Teachers unions and the Democratic Party get singled out for their all too close relationship. Williams admits that unions have a role in protecting the workplace rights of teacher and other school workers. However, Williams warns us that when push comes to shove, all the altruistic rhetoric from the unions about helping kids will get second, third or even lower priority for unions. Williams does not fault the unions for this mindset, after all, unions have their dues paying constituents, but we should not be deluded into thinking that just because unions say they are helping kids, doesn’t mean they are. Again, Williams faults school management for the failure to keep the educational needs of the kids in the front of their minds.

The Democratic Party scores very low in Williams’ book. Noting that the unions are massive voter turnout machines, and the Democrats need both the political foot soldiers and the money the unions are willing to spend on elections, the Democratic party will do or say nothing that will endanger that relationship, even if it means something better for kids. Williams spends several pages talking about the John Kerry campaign in 2004. Early in his bid, Kerry talked openly about teacher accountability and saying that you have to tie pay raises to increased accountability. The result of this statement, Kerry did not make the requisite stop at the NEA convention, a political right of passage for Democratic nominees. As a result, Kerry spent a great deal of time trying to placate the unions for his (for the unions) unpopular stance.
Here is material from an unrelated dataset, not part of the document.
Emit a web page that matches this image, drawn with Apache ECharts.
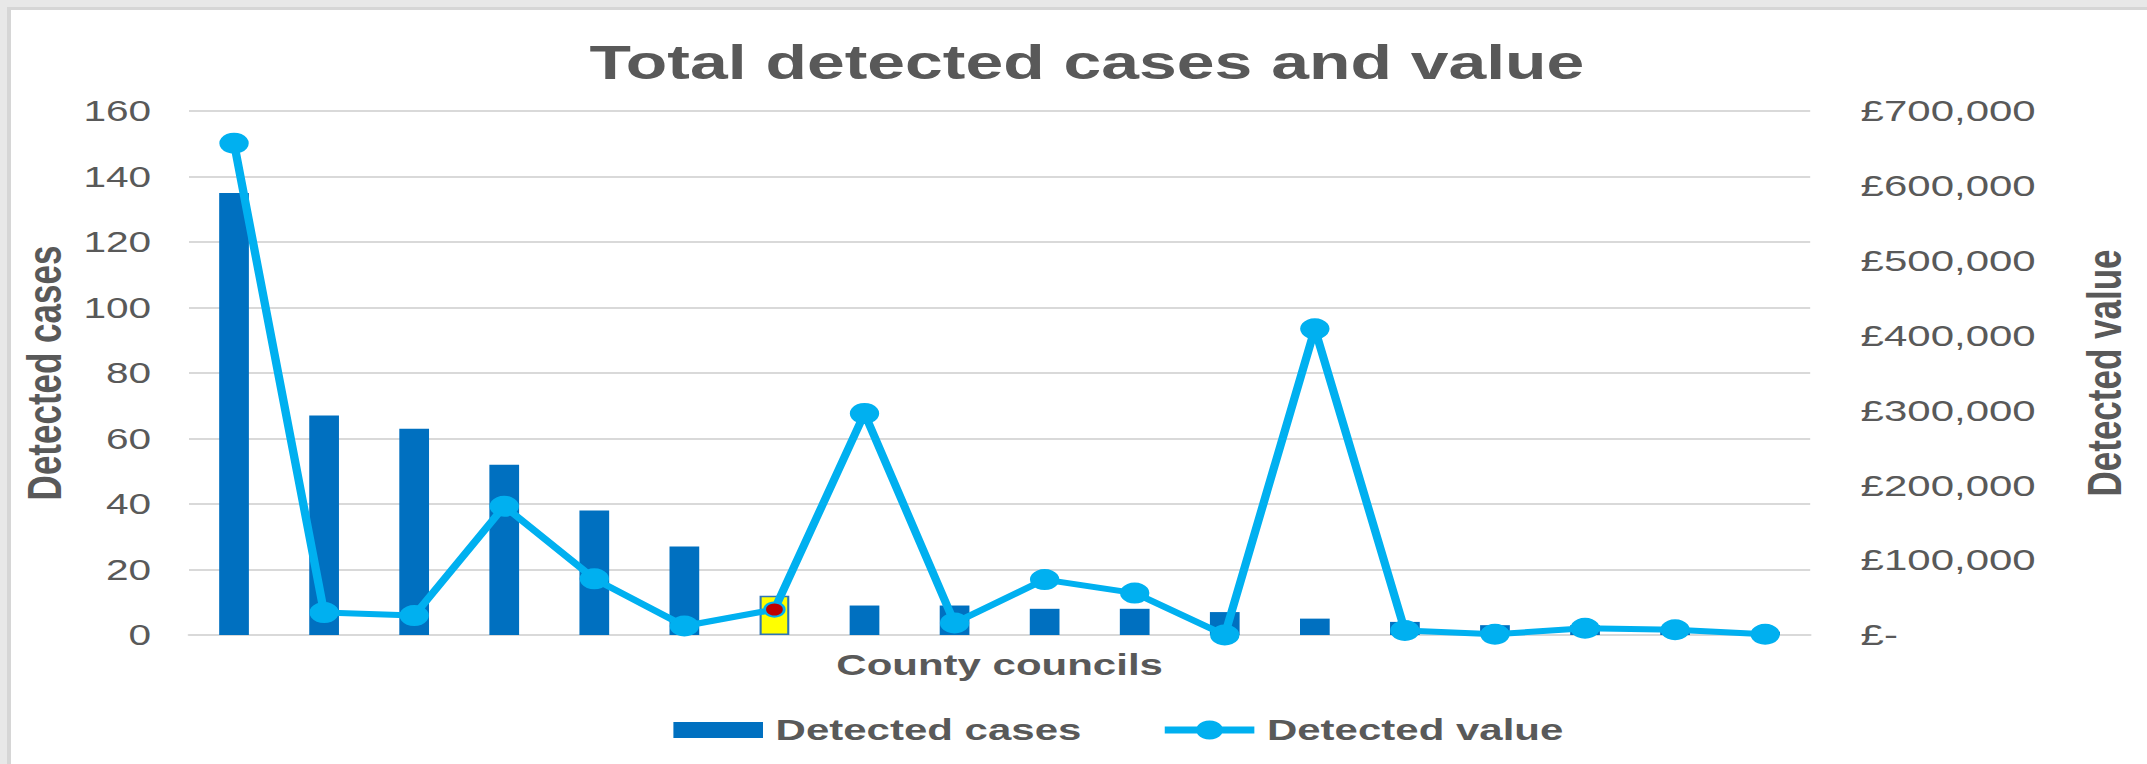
<!DOCTYPE html>
<html>
<head>
<meta charset="utf-8">
<script src="https://cdn.jsdelivr.net/npm/echarts@6/dist/echarts.min.js"></script>
<style>
  html, body { margin: 0; padding: 0; width: 2147px; height: 764px; overflow: hidden; background: #e8e8e8; }
  #frame { position: absolute; left: 7px; top: 7px; width: 2140px; height: 757px; background: #fff;
           border-left: 4px solid #d6d6d6; border-top: 3px solid #d6d6d6; box-sizing: border-box; }
  /* the reference picture is stretched sideways, so the chart is drawn narrow and widened */
  #main { position: absolute; left: 0; top: 0; width: 1534px; height: 764px;
          transform: scaleX(1.4); transform-origin: 0 0; }
</style>
</head>
<body>
<div id="frame"></div>
<div id="main"></div>
<script>
var councils = ['Council 1', 'Council 2', 'Council 3', 'Council 4', 'Council 5', 'Council 6',
    'Council 7', 'Council 8', 'Council 9', 'Council 10', 'Council 11', 'Council 12',
    'Council 13', 'Council 14', 'Council 15', 'Council 16', 'Council 17', 'Council 18'];
var detectedCases = [135, 67, 63, 52, 38, 27, 12, 9, 9, 8, 8, 7, 5, 4, 3, 3, 2, 1];
var detectedValue = [657000, 30000, 26000, 172000, 75000, 12000, 34000, 296000, 16000,
    74000, 56000, 0, 409000, 6000, 1000, 9000, 7000, 1000];
var highlightIndex = 6;

var font = '"Liberation Sans", Arial, sans-serif';
var grey = '#595959';

var barData = detectedCases.map(function (v, i) {
    if (i === highlightIndex) {
        return { value: v, itemStyle: { color: '#FFFF00', borderColor: '#2E75B6', borderWidth: 1.5 } };
    }
    return v;
});
var lineData = detectedValue.map(function (v, i) {
    if (i === highlightIndex) {
        return { value: v, symbolSize: 14, itemStyle: { color: '#C00000', borderColor: '#00B0F0', borderWidth: 2 } };
    }
    return v;
});

var myChart = echarts.init(document.getElementById('main'), null, { renderer: 'svg' });

var option = {
    animation: false,
    textStyle: { fontFamily: font },
    title: {
        text: 'Total detected cases and value',
        left: 421,
        top: 38,
        padding: 0,
        textStyle: { fontFamily: font, fontSize: 48.5, fontWeight: 'bold', color: grey }
    },
    legend: {
        data: [
            { name: 'Detected cases', icon: 'path://M0,0H64V16H0Z' },
            { name: 'Detected value' }
        ],
        left: 476,
        top: 710,
        itemWidth: 64,
        itemHeight: 24,
        itemGap: 56,
        lineStyle: { width: 7 },
        textStyle: { fontFamily: font, fontSize: 30, fontWeight: 'bold', color: grey, padding: [0, 0, 0, 4] }
    },
    grid: {
        left: 135,
        right: 241,
        top: 111,
        bottom: 129,
        outerBoundsMode: 'none'
    },
    xAxis: {
        type: 'category',
        data: councils,
        name: 'County councils',
        nameLocation: 'middle',
        nameGap: 15,
        nameTextStyle: { fontFamily: font, fontSize: 30, fontWeight: 'bold', color: grey },
        axisLine: { lineStyle: { color: '#d9d9d9', width: 2 } },
        axisTick: { show: false },
        axisLabel: { show: false }
    },
    yAxis: [{
        type: 'value',
        min: 0,
        max: 160,
        interval: 20,
        name: 'Detected cases',
        nameLocation: 'middle',
        nameRotate: 90,
        nameGap: 80,
        nameTextStyle: { fontFamily: font, fontSize: 35, fontWeight: 'bold', color: grey },
        axisLine: { show: false },
        axisTick: { show: false },
        axisLabel: { fontFamily: font, fontSize: 29, color: grey, margin: 27 },
        splitLine: { lineStyle: { color: '#d9d9d9', width: 2 } }
    }, {
        type: 'value',
        min: 0,
        max: 700000,
        interval: 100000,
        name: 'Detected value',
        nameLocation: 'middle',
        nameRotate: 90,
        nameGap: 192,
        nameTextStyle: { fontFamily: font, fontSize: 35, fontWeight: 'bold', color: grey },
        axisLine: { show: false },
        axisTick: { show: false },
        axisLabel: {
            fontFamily: font, fontSize: 30, color: grey, margin: 36,
            formatter: function (v) {
                return v === 0 ? '£-' : '£' + v.toLocaleString('en-GB');
            }
        },
        splitLine: { show: false }
    }],
    series: [{
        name: 'Detected cases',
        type: 'bar',
        barWidth: '33%',
        itemStyle: { color: '#0070C0' },
        data: barData
    }, {
        name: 'Detected value',
        type: 'line',
        yAxisIndex: 1,
        symbol: 'circle',
        symbolSize: 21,
        lineStyle: { color: '#00B0F0', width: 6 },
        itemStyle: { color: '#00B0F0' },
        data: lineData
    }]
};

myChart.setOption(option);
</script>
</body>
</html>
Williams doesn’t spare the rod for anyone. The Republican Party is praised for the No Child Left Behind Act and then chastised for very poor implementation and failure to take advantage of opportunities to enforce change. School management, even when done with the benevolent intentions, gets the short shrift often from Williams. Essentially, if you are an adult in the education system, Williams has called you out and laid a great deal of blame, in varying amounts, at your feet.

Cheating Our Kids is a fantastic guide for parents for dealing with the education establishment, but Williams fails to be more explicit about the helpfulness of the book in the parental crusade to take back their schools. The later chapters of the book describe in wonderful detail the effect of a group of committed people to effect a change in their local schools. But what is missing is the set-up early in the book that such a plan is coming. After having read the book, that little piece of information at the start of the book would have had me thinking along different lines while reading the meat of the piece.

Williams does do a great job with two case studies, one in the Milwaukee School Choice program victories and the second with the MOMs effort in the South Bronx. While these are fabulous case studies, a few more conclusions about why they were successful would have been helpful. Williams includes "12 Rules to Help Parents Take Back Their Schools" (republished below), which is supremely helpful and should be posted on the refrigerator, the bathroom mirror, the desk and the computer of each and every parent worried about the quality of their kids' education and the incompetence of the adults in the system.

Despite these few shortcomings, Williams' effort is a marvelous instruction manual for taking control of the public education system. Whether you support more school choice, as I do, or whether you just want to see a system improved overall, Williams points out the interests of the interest groups and with the knowledge of their biases, we as parents can view each word these groups say with a clearer understanding of their motivations. Parents, after all, are the ultimate consumers of education, as taxpayers and as surrogates for our kids. The power to effect change belongs not to the school administration, not the unions and certainly not to the politicians. It is ours and for far too long we have been kept in the dark by a system more intent of ensuring its own survival and not the education of our children. We must utilize the power we have, and with Williams’ help, get a little "crazy" and get the face of our school system.

12 Rules to Help Parents Take Back Their Public Schools

  1. Never, ever be ashamed of the fact that you want a good education for your child.
  2. If you don't blow the whistle on school problems, no one will.
  3. If parents want to be treated like customers, they must start acting like customers.
  4. Do your homework.
  5. Don't trust PTAs to do anything other than raising cold, hard cash.
  6. There's strength in numbers.
  7. If the facts are on your side, share them with the world.
  8. Fight for transparency throughout the system.
  9. If an administrator tells you something can't be done, assume they are wrong and plow forward.
  10. Remember that school politics revolves around money.
  11. If you've tried steps 1 through 10, and you kids aren't a priority, it's time you demand your tax money back.
  12. Be a part of the political process.